Take the lines of the data below from the very first through the line containing "const hMax = 2548.01;" and output them exactly, pictures excluded.
-----
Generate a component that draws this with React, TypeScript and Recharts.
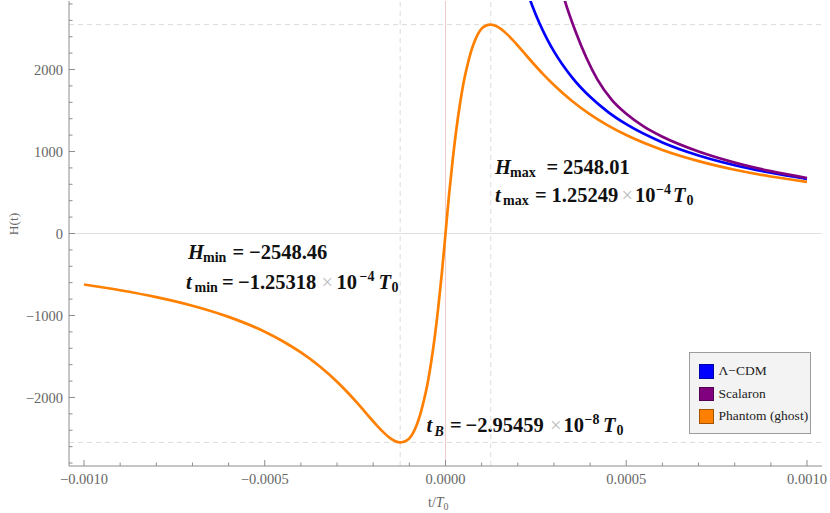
import React from "react";
import {
  LineChart,
  Line,
  XAxis,
  YAxis,
  ReferenceLine,
  Legend,
  Customized,
} from "recharts";

// time is in units of 1e-4 T0
const phantomT = [
  -10, -9, -8, -7, -6, -5, -4.5, -4, -3.5, -3, -2.7, -2.4, -2.2, -2, -1.85, -1.7,
  -1.55, -1.4, -1.25, -1.1, -1.0, -0.9, -0.8, -0.7, -0.6, -0.5, -0.4, -0.3, -0.2,
  -0.1, 0, 0.1, 0.2, 0.3, 0.4, 0.5, 0.6, 0.7, 0.8, 0.9, 1.0, 1.1, 1.25, 1.4, 1.55,
  1.7, 1.85, 2, 2.2, 2.4, 2.7, 3, 3.5, 4, 4.5, 5, 6, 7, 8, 9, 10,
];
const phantomH = [
  -622, -692, -776, -881, -1017, -1198, -1314, -1451, -1614, -1809, -1943, -2088,
  -2190, -2291, -2365, -2432, -2490, -2531, -2548, -2532, -2500, -2436, -2338,
  -2208, -2040, -1840, -1580, -1270, -900, -480, 0, 480, 900, 1270, 1580, 1840,
  2040, 2208, 2338, 2436, 2500, 2532, 2548, 2531, 2490, 2432, 2365, 2291, 2190,
  2089, 1944, 1811, 1616, 1453, 1316, 1201, 1019, 883, 778, 695, 629,
];

const lcdmT = [2.2, 2.4, 2.6, 2.8, 3, 3.5, 4, 4.5, 5, 6, 7, 8, 9, 10];
const lcdmH = [3030, 2778, 2564, 2381, 2222, 1905, 1667, 1481, 1333, 1111, 952, 833, 741, 667];

const scalaronT = [3.1, 3.3, 3.6, 3.9, 4.2, 4.6, 5, 5.5, 6, 7, 8, 9, 10];
const scalaronH = [3150, 2840, 2460, 2140, 1880, 1630, 1460, 1300, 1180, 1000, 865, 760, 677];

const seriesOrder = ["\u039b\u2212CDM", "Scalaron", "Phantom (ghost)"];

const xTicks = [-10, -9, -8, -7, -6, -5, -4, -3, -2, -1, 0, 1, 2, 3, 4, 5, 6, 7, 8, 9, 10];
const yTicks = [
  -2800, -2600, -2400, -2200, -2000, -1800, -1600, -1400, -1200, -1000, -800, -600,
  -400, -200, 0, 200, 400, 600, 800, 1000, 1200, 1400, 1600, 1800, 2000, 2200, 2400,
  2600, 2800,
];

const tMin = -1.25318;
const tMax = 1.25249;
const hMin = -2548.46;
const hMax = 2548.01;

const FONT = '"Liberation Serif", "Times New Roman", serif';
const FRAME = "#8c8c8c";
const LABEL = "#666";

const rows = (ts: number[], hs: number[]) => ts.map((t, i) => ({ t, h: hs[i] }));

const fmtX = (v: number) => (v / 10000).toFixed(4).replace("-", "\u2212");
const fmtY = (v: number) => String(v).replace("-", "\u2212");

const BottomTick = (p: any) => {
  const v = p.payload.value;
  const major = v % 5 === 0;
  return (
    <g>
      <line x1={p.x} x2={p.x} y1={p.y} y2={p.y - (major ? 6 : 3.5)} stroke={FRAME} />
      {major && (
        <text x={p.x} y={p.y + 17.5} textAnchor="middle" fontSize={14.5} fill={LABEL} fontFamily={FONT}>
          {fmtX(v)}
        </text>
      )}
    </g>
  );
};

const TopTick = (p: any) => {
  const major = p.payload.value % 5 === 0;
  return <line x1={p.x} x2={p.x} y1={p.y} y2={p.y + (major ? 6 : 3.5)} stroke={FRAME} />;
};

const LeftTick = (p: any) => {
  const v = p.payload.value;
  const major = v % 1000 === 0;
  return (
    <g>
      <line x1={p.x} x2={p.x + (major ? 6 : 3.5)} y1={p.y} y2={p.y} stroke={FRAME} />
      {major && (
        <text x={p.x - 6} y={p.y} dy="0.35em" textAnchor="end" fontSize={14.5} fill={LABEL} fontFamily={FONT}>
          {fmtY(v)}
        </text>
      )}
    </g>
  );
};

const RightTick = (p: any) => {
  const major = p.payload.value % 1000 === 0;
  return <line x1={p.x} x2={p.x - (major ? 6 : 3.5)} y1={p.y} y2={p.y} stroke={FRAME} />;
};

type Part = { s: string; dx: number; it?: boolean; small?: boolean; shift?: number; gray?: boolean };

const Formula = ({ x, y, parts }: { x: number; y: number; parts: Part[] }) => (
  <text fontFamily={FONT} fontWeight="bold" fill="#111">
    {parts.map((p, i) => (
      <tspan
        key={i}
        x={x + p.dx}
        y={y + (p.shift ?? 0)}
        fontSize={p.small ? 14 : 20.5}
        fontStyle={p.it ? "italic" : "normal"}
        fontWeight={p.gray ? "normal" : "bold"}
        fill={p.gray ? "#bdbdbd" : "#111"}
      >
        {p.s}
      </tspan>
    ))}
  </text>
);

const Annotations = () => (
  <g>
    <Formula
      x={495}
      y={173.5}
      parts={[
        { s: "H", dx: 0, it: true },
        { s: "max", dx: 15, small: true, shift: 3 },
        { s: "=", dx: 51.5 },
        { s: hMax.toFixed(2), dx: 68 },
      ]}
    />
    <Formula
      x={495}
      y={201.5}
      parts={[
        { s: "t", dx: 0, it: true },
        { s: "max", dx: 8, small: true, shift: 3 },
        { s: "=", dx: 40 },
        { s: tMax.toFixed(5), dx: 56.5 },
        { s: "\u00d7", dx: 126.5, gray: true },
        { s: "10", dx: 140 },
        { s: "\u22124", dx: 161, small: true, shift: -8 },
        { s: "T", dx: 178, it: true },
        { s: "0", dx: 191.5, small: true, shift: 3 },
      ]}
    />
    <Formula
      x={188}
      y={258.5}
      parts={[
        { s: "H", dx: 0, it: true },
        { s: "min", dx: 15, small: true, shift: 3 },
        { s: "=", dx: 44.5 },
        { s: "\u2212" + Math.abs(hMin).toFixed(2), dx: 61 },
      ]}
    />
    <Formula
      x={186}
      y={288.5}
      parts={[
        { s: "t", dx: 0, it: true },
        { s: "min", dx: 8.5, small: true, shift: 3 },
        { s: "=", dx: 36 },
        { s: "\u2212" + Math.abs(tMin).toFixed(5), dx: 52 },
        { s: "\u00d7", dx: 135.5, gray: true },
        { s: "10", dx: 150.5 },
        { s: "\u22124", dx: 173.5, small: true, shift: -8 },
        { s: "T", dx: 192.5, it: true },
        { s: "0", dx: 205.5, small: true, shift: 3 },
      ]}
    />
    <Formula
      x={426.5}
      y={431.5}
      parts={[
        { s: "t", dx: 0, it: true },
        { s: "B", dx: 8, small: true, it: true, shift: 4 },
        { s: "=", dx: 23.5 },
        { s: "\u22122.95459", dx: 39 },
        { s: "\u00d7", dx: 123.5, gray: true },
        { s: "10", dx: 137 },
        { s: "\u22128", dx: 158, small: true, shift: -8 },
        { s: "T", dx: 176.5, it: true },
        { s: "0", dx: 190, small: true, shift: 3 },
      ]}
    />
    <text transform="translate(18,224) rotate(-90)" textAnchor="middle" fontSize={13.5} fill={LABEL} fontFamily={FONT}>
      H(t)
    </text>
    <text x={428} y={507} fontSize={14} fill={LABEL} fontFamily={FONT}>
      t/<tspan fontStyle="italic">T</tspan>
      <tspan fontSize={10} dy={3}>0</tspan>
    </text>
  </g>
);

const LegendBox = (props: any) => {
  const items = [...(props.payload || [])].sort(
    (a: any, b: any) => seriesOrder.indexOf(a.value) - seriesOrder.indexOf(b.value)
  );
  return (
    <div
      style={{
        background: "#f3f3f3",
        border: "1px solid #9c9c9c",
        boxSizing: "border-box",
        width: 122,
        height: 82,
        padding: "7px 0 0 9px",
        fontFamily: FONT,
        fontSize: 13.5,
        color: "#222",
      }}
    >
      {items.map((e: any) => (
        <div key={e.value} style={{ display: "flex", alignItems: "center", height: 22.5 }}>
          <span
            style={{
              display: "inline-block",
              width: 14.5,
              height: 14.5,
              background: e.color,
              border: "1px solid rgba(0,0,0,0.35)",
              boxSizing: "border-box",
              marginRight: 5,
            }}
          />
          {e.value}
        </div>
      ))}
    </div>
  );
};

export default function App() {
  return (
    <div style={{ position: "absolute", left: 0, top: 0, background: "#fff" }}>
      <LineChart width={830} height={513} margin={{ top: 1, right: 8, bottom: 0, left: 0 }}>
        <XAxis
          xAxisId="b"
          dataKey="t"
          type="number"
          domain={[-10.415, 10.415]}
          ticks={xTicks}
          interval={0}
          allowDataOverflow
          height={47}
          tickSize={0}
          tickMargin={0}
          tickLine={false}
          axisLine={{ stroke: FRAME }}
          tick={<BottomTick />}
        />
        <XAxis
          xAxisId="top"
          orientation="top"
          dataKey="t"
          type="number"
          domain={[-10.415, 10.415]}
          ticks={xTicks}
          interval={0}
          allowDataOverflow
          height={0}
          tickSize={0}
          tickMargin={0}
          tickLine={false}
          axisLine={{ stroke: FRAME }}
          tick={<TopTick />}
        />
        <YAxis
          yAxisId="l"
          type="number"
          domain={[-2836, 2836]}
          ticks={yTicks}
          interval={0}
          allowDataOverflow
          width={69}
          tickSize={0}
          tickMargin={0}
          tickLine={false}
          axisLine={{ stroke: FRAME }}
          tick={<LeftTick />}
        />
        <YAxis
          yAxisId="r"
          orientation="right"
          type="number"
          domain={[-2836, 2836]}
          ticks={yTicks}
          interval={0}
          allowDataOverflow
          width={0}
          tickSize={0}
          tickMargin={0}
          tickLine={false}
          axisLine={{ stroke: FRAME }}
          tick={<RightTick />}
        />
        <ReferenceLine xAxisId="b" yAxisId="l" y={0} stroke="#e2e2e2" />
        <ReferenceLine xAxisId="b" yAxisId="l" x={0} stroke="#f0c9c9" />
        <ReferenceLine xAxisId="b" yAxisId="l" y={hMax} stroke="#dcdcdc" strokeDasharray="5 4" />
        <ReferenceLine xAxisId="b" yAxisId="l" y={hMin} stroke="#dcdcdc" strokeDasharray="5 4" />
        <ReferenceLine xAxisId="b" yAxisId="l" x={tMin} stroke="#dcdcdc" strokeDasharray="5 4" />
        <ReferenceLine xAxisId="b" yAxisId="l" x={tMax} stroke="#dcdcdc" strokeDasharray="5 4" />
        <Line
          xAxisId="b"
          yAxisId="l"
          data={rows(lcdmT, lcdmH)}
          dataKey="h"
          name={seriesOrder[0]}
          type="monotone"
          stroke="#0000ff"
          strokeWidth={2.7}
          dot={false}
          isAnimationActive={false}
        />
        <Line
          xAxisId="b"
          yAxisId="l"
          data={rows(scalaronT, scalaronH)}
          dataKey="h"
          name={seriesOrder[1]}
          type="monotone"
          stroke="#800080"
          strokeWidth={2.7}
          dot={false}
          isAnimationActive={false}
        />
        <Line
          xAxisId="b"
          yAxisId="l"
          data={rows(phantomT, phantomH)}
          dataKey="h"
          name={seriesOrder[2]}
          type="monotone"
          stroke="#ff8000"
          strokeWidth={2.7}
          dot={false}
          isAnimationActive={false}
        />
        <Legend
          layout="horizontal"
          verticalAlign="middle"
          align="center"
          content={<LegendBox />}
          wrapperStyle={{ left: 689, top: 352, width: 122 }}
        />
        <Customized component={<Annotations />} />
      </LineChart>
    </div>
  );
}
-----
ANSWER FOR THIS EXERCISE:
Generate a component that draws this with React, TypeScript and Recharts.
import React from "react";
import {
  LineChart,
  Line,
  XAxis,
  YAxis,
  ReferenceLine,
  Legend,
  Customized,
} from "recharts";

// time is in units of 1e-4 T0
const phantomT = [
  -10, -9, -8, -7, -6, -5, -4.5, -4, -3.5, -3, -2.7, -2.4, -2.2, -2, -1.85, -1.7,
  -1.55, -1.4, -1.25, -1.1, -1.0, -0.9, -0.8, -0.7, -0.6, -0.5, -0.4, -0.3, -0.2,
  -0.1, 0, 0.1, 0.2, 0.3, 0.4, 0.5, 0.6, 0.7, 0.8, 0.9, 1.0, 1.1, 1.25, 1.4, 1.55,
  1.7, 1.85, 2, 2.2, 2.4, 2.7, 3, 3.5, 4, 4.5, 5, 6, 7, 8, 9, 10,
];
const phantomH = [
  -622, -692, -776, -881, -1017, -1198, -1314, -1451, -1614, -1809, -1943, -2088,
  -2190, -2291, -2365, -2432, -2490, -2531, -2548, -2532, -2500, -2436, -2338,
  -2208, -2040, -1840, -1580, -1270, -900, -480, 0, 480, 900, 1270, 1580, 1840,
  2040, 2208, 2338, 2436, 2500, 2532, 2548, 2531, 2490, 2432, 2365, 2291, 2190,
  2089, 1944, 1811, 1616, 1453, 1316, 1201, 1019, 883, 778, 695, 629,
];

const lcdmT = [2.2, 2.4, 2.6, 2.8, 3, 3.5, 4, 4.5, 5, 6, 7, 8, 9, 10];
const lcdmH = [3030, 2778, 2564, 2381, 2222, 1905, 1667, 1481, 1333, 1111, 952, 833, 741, 667];

const scalaronT = [3.1, 3.3, 3.6, 3.9, 4.2, 4.6, 5, 5.5, 6, 7, 8, 9, 10];
const scalaronH = [3150, 2840, 2460, 2140, 1880, 1630, 1460, 1300, 1180, 1000, 865, 760, 677];

const seriesOrder = ["\u039b\u2212CDM", "Scalaron", "Phantom (ghost)"];

const xTicks = [-10, -9, -8, -7, -6, -5, -4, -3, -2, -1, 0, 1, 2, 3, 4, 5, 6, 7, 8, 9, 10];
const yTicks = [
  -2800, -2600, -2400, -2200, -2000, -1800, -1600, -1400, -1200, -1000, -800, -600,
  -400, -200, 0, 200, 400, 600, 800, 1000, 1200, 1400, 1600, 1800, 2000, 2200, 2400,
  2600, 2800,
];

const tMin = -1.25318;
const tMax = 1.25249;
const hMin = -2548.46;
const hMax = 2548.01;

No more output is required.